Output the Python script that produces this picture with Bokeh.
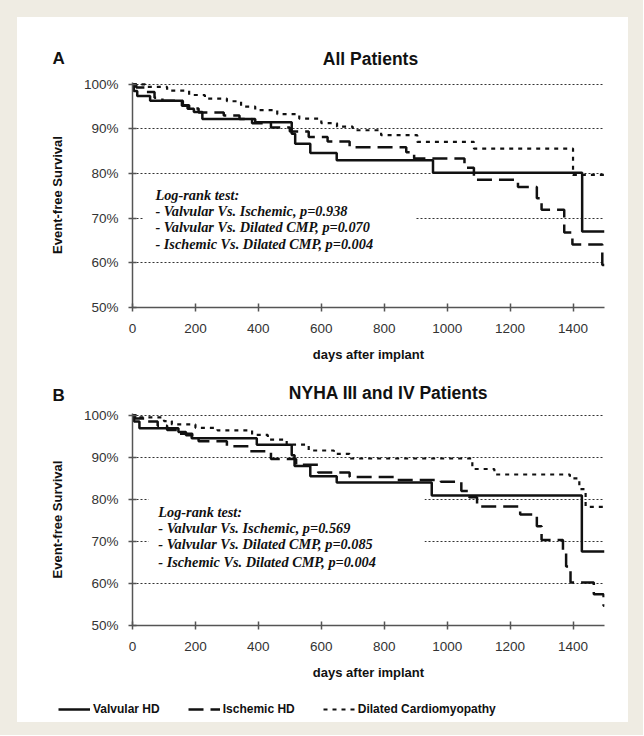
from bokeh.plotting import figure
from bokeh.models import Range1d, FixedTicker, Legend, LegendItem, Spacer
from bokeh.layouts import column, row
from bokeh.embed import file_html
from bokeh.resources import INLINE
from bokeh.core.properties import value

# ---------------- data ----------------
series_names = ["Valvular HD", "Ischemic HD", "Dilated Cardiomyopathy"]
follow_up_end = 1500
x_ticks = [0, 200, 400, 600, 800, 1000, 1200, 1400]
y_ticks = [50, 60, 70, 80, 90, 100]
grid_levels = [60, 70, 80, 90, 100]

# Panel A: All Patients (day of event, survival % after event)
a_valv_days = [0, 4, 15, 56, 157, 175, 195, 222, 390, 506, 517, 565, 649, 955, 1429]
a_valv_surv = [100, 98.5, 97.4, 96.3, 95.2, 94.5, 93.8, 92.2, 91.5, 88.9, 86.7, 84.6, 83.0, 80.2, 67.0]

a_isch_days = [0, 12, 45, 70, 95, 160, 180, 210, 290, 340, 380, 440, 500, 560, 620, 690,
               870, 895, 1055, 1085, 1225, 1285, 1300, 1372, 1398, 1493]
a_isch_surv = [100, 99.3, 98.3, 97.0, 96.3, 95.3, 94.6, 93.7, 93.0, 92.2, 91.3, 90.3, 89.4, 88.2, 87.2, 85.9,
               84.8, 83.4, 81.3, 78.6, 77.0, 74.5, 71.9, 66.8, 64.1, 59.5]

a_dil_days = [0, 40, 110, 180, 230, 300, 345, 390, 460, 530, 600, 650, 700, 790, 905, 1085, 1400]
a_dil_surv = [100, 99.4, 98.6, 97.6, 96.8, 96.2, 95.0, 94.2, 93.3, 92.3, 91.3, 90.5, 89.7, 88.6, 87.1, 85.6, 79.7]

a_title = "All Patients"
a_letter = "A"
a_notes = ["Log-rank test:",
           "- Valvular Vs. Ischemic, p=0.938",
           "- Valvular Vs. Dilated CMP, p=0.070",
           "- Ischemic Vs. Dilated CMP, p=0.004"]

# Panel B: NYHA III and IV Patients
b_valv_days = [0, 5, 22, 146, 170, 188, 395, 506, 515, 565, 649, 951, 1428]
b_valv_surv = [100, 98.5, 96.9, 96.0, 95.2, 94.5, 93.0, 90.5, 87.9, 85.5, 84.0, 80.9, 67.6]

b_isch_days = [0, 8, 40, 80, 110, 150, 190, 210, 300, 370, 440, 520, 590, 690, 830, 980,
               1045, 1070, 1095, 1232, 1285, 1300, 1368, 1378, 1392, 1466, 1497]
b_isch_surv = [100, 99.2, 98.5, 97.5, 96.5, 95.6, 94.5, 93.8, 92.6, 91.4, 89.6, 88.2, 86.4, 85.3, 84.6, 84.2,
               82.0, 80.5, 78.3, 76.4, 73.6, 70.3, 67.5, 64.0, 60.2, 57.4, 54.7]

b_dil_days = [0, 15, 100, 125, 200, 270, 380, 430, 490, 560, 640, 690, 1080, 1150, 1390, 1420, 1440]
b_dil_surv = [100, 99.5, 98.6, 97.8, 97.0, 96.4, 95.3, 94.2, 93.0, 91.6, 90.8, 89.7, 87.2, 85.9, 85.0, 82.4, 78.2]

b_title = "NYHA III and IV Patients"
b_letter = "B"
b_notes = ["Log-rank test:",
           "- Valvular Vs. Ischemic, p=0.569",
           "- Valvular Vs. Dilated CMP, p=0.085",
           "- Ischemic Vs. Dilated CMP, p=0.004"]

# ---------------- styling ----------------
BEIGE = "#efece3"
INK = "#111111"
SANS = "Liberation Sans"
SERIF = "Liberation Serif"
W = 611
styles = [dict(line_dash="solid", line_width=2.5),
          dict(line_dash="15 7", line_width=2.5),
          dict(line_dash="4 5", line_width=2.2)]


def blank(height):
    p = figure(width=W, height=height, x_range=Range1d(0, W), y_range=Range1d(0, height),
               x_axis_location=None, y_axis_location=None, toolbar_location=None,
               output_backend="svg", min_border=0, frame_align=False)
    p.outline_line_color = None
    p.background_fill_color = "white"
    p.border_fill_color = "white"
    p.grid.visible = False
    return p


def header(height, letter, letter_y, title, title_x, title_y):
    h = blank(height)
    h.text(x=[35], y=[letter_y], text=[letter], text_font=value(SANS), text_font_style="bold",
           text_font_size="17px", text_baseline="middle", text_align="left", text_color=INK)
    h.text(x=[title_x], y=[title_y], text=[title], text_font=value(SANS), text_font_style="bold",
           text_font_size="17.5px", text_baseline="middle", text_align="center", text_color=INK)
    return h


def make_panel(height, top, bottom, curves, notes, note_x, note_ys, box):
    p = figure(width=W, height=height, x_range=Range1d(0, follow_up_end),
               y_range=Range1d(50, 100.4), output_backend="svg", toolbar_location=None,
               min_border_left=115, min_border_right=24, min_border_top=top,
               min_border_bottom=bottom)
    p.outline_line_color = None
    p.background_fill_color = "white"
    p.border_fill_color = "white"
    p.xgrid.visible = False
    p.ygrid.ticker = FixedTicker(ticks=grid_levels)
    p.ygrid.grid_line_color = "#333333"
    p.ygrid.grid_line_dash = "2 2"
    p.ygrid.grid_line_width = 1

    p.xaxis.ticker = FixedTicker(ticks=x_ticks)
    p.yaxis.ticker = FixedTicker(ticks=y_ticks)
    p.yaxis.major_label_overrides = {t: f"{t}%" for t in y_ticks}
    for ax in (p.xaxis[0], p.yaxis[0]):
        ax.axis_line_color = "#555555"
        ax.axis_line_width = 1.5
        ax.major_tick_line_color = "#555555"
        ax.major_tick_line_width = 1.5
        ax.major_tick_in = 4
        ax.major_tick_out = 4
        ax.minor_tick_line_color = None
        ax.major_label_text_font = SANS
        ax.major_label_text_font_size = "13.5px"
        ax.major_label_text_color = "#333333"
        ax.axis_label_text_font = SANS
        ax.axis_label_text_font_style = "bold"
        ax.axis_label_text_font_size = "13px"
        ax.axis_label_text_color = INK
    p.xaxis.axis_label = "days after implant"
    p.xaxis.major_label_standoff = 12
    p.xaxis.axis_label_standoff = 11
    p.yaxis.axis_label = "Event-free Survival"
    p.yaxis.major_label_standoff = 10
    p.yaxis.axis_label_standoff = 16

    # white box behind the log-rank text (hides the gridlines there)
    p.quad(left=[box[0]], right=[box[1]], bottom=[box[2]], top=[box[3]],
           fill_color="white", line_color=None)

    for (days, surv), st in zip(curves, styles):
        xs = days + [follow_up_end]
        ys = surv + [surv[-1]]
        p.step(xs, ys, mode="after", line_color=INK, **st)

    p.text(x=[note_x] * len(notes), y=note_ys, text=notes,
           text_font=value(SERIF), text_font_style="bold italic",
           text_font_size="14.3px", text_baseline="middle", text_align="left",
           text_color=INK)
    return p


hA = header(53, a_letter, 12, a_title, 353, 12)
pA = make_panel(302, 12, 65,
                [(a_valv_days, a_valv_surv), (a_isch_days, a_isch_surv), (a_dil_days, a_dil_surv)],
                a_notes, 73, [75.1, 71.6, 68.0, 64.3], (35, 900, 63.5, 77.5))

hB = header(33, b_letter, 10, b_title, 371, 13)
pB = make_panel(277, 8, 55,
                [(b_valv_days, b_valv_surv), (b_isch_days, b_isch_surv), (b_dil_days, b_dil_surv)],
                b_notes, 82, [77.0, 73.25, 69.3, 65.0], (51, 928, 62.0, 81.7))

# legend strip (legend samples only; nothing plotted in this strip)
lf = blank(40)
items = []
for name, st in zip(series_names, styles):
    r = lf.line(x=[float("nan")], y=[float("nan")], line_color=INK, **st)
    items.append(LegendItem(label=name, renderers=[r]))
legend = Legend(items=items, orientation="horizontal", location=(41, 6), glyph_width=32,
                glyph_height=14, label_standoff=3, spacing=28, padding=0, margin=0,
                border_line_color=None, background_fill_alpha=0, label_text_font=SANS,
                label_text_font_style="bold", label_text_font_size="12px",
                label_text_color=INK, label_height=14)
lf.add_layout(legend)

bg = {"background-color": BEIGE}
layout = row(
    Spacer(width=17, height=735, styles=bg),
    column(Spacer(width=W, height=17, styles=bg), hA, pA, hB, pB, lf,
           Spacer(width=W, height=13, styles=bg)),
    Spacer(width=15, height=735, styles=bg),
)

open("out.html", "w").write(file_html(layout, INLINE))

......

Reproduce exactly the run of lines that opens the listing and closes with the line holding "83.0, 80.2, 67.0]". Pictures are excluded.

* **Right answer**:
Output the Python script that produces this picture with Bokeh.
from bokeh.plotting import figure
from bokeh.models import Range1d, FixedTicker, Legend, LegendItem, Spacer
from bokeh.layouts import column, row
from bokeh.embed import file_html
from bokeh.resources import INLINE
from bokeh.core.properties import value

# ---------------- data ----------------
series_names = ["Valvular HD", "Ischemic HD", "Dilated Cardiomyopathy"]
follow_up_end = 1500
x_ticks = [0, 200, 400, 600, 800, 1000, 1200, 1400]
y_ticks = [50, 60, 70, 80, 90, 100]
grid_levels = [60, 70, 80, 90, 100]

# Panel A: All Patients (day of event, survival % after event)
a_valv_days = [0, 4, 15, 56, 157, 175, 195, 222, 390, 506, 517, 565, 649, 955, 1429]
a_valv_surv = [100, 98.5, 97.4, 96.3, 95.2, 94.5, 93.8, 92.2, 91.5, 88.9, 86.7, 84.6, 83.0, 80.2, 67.0]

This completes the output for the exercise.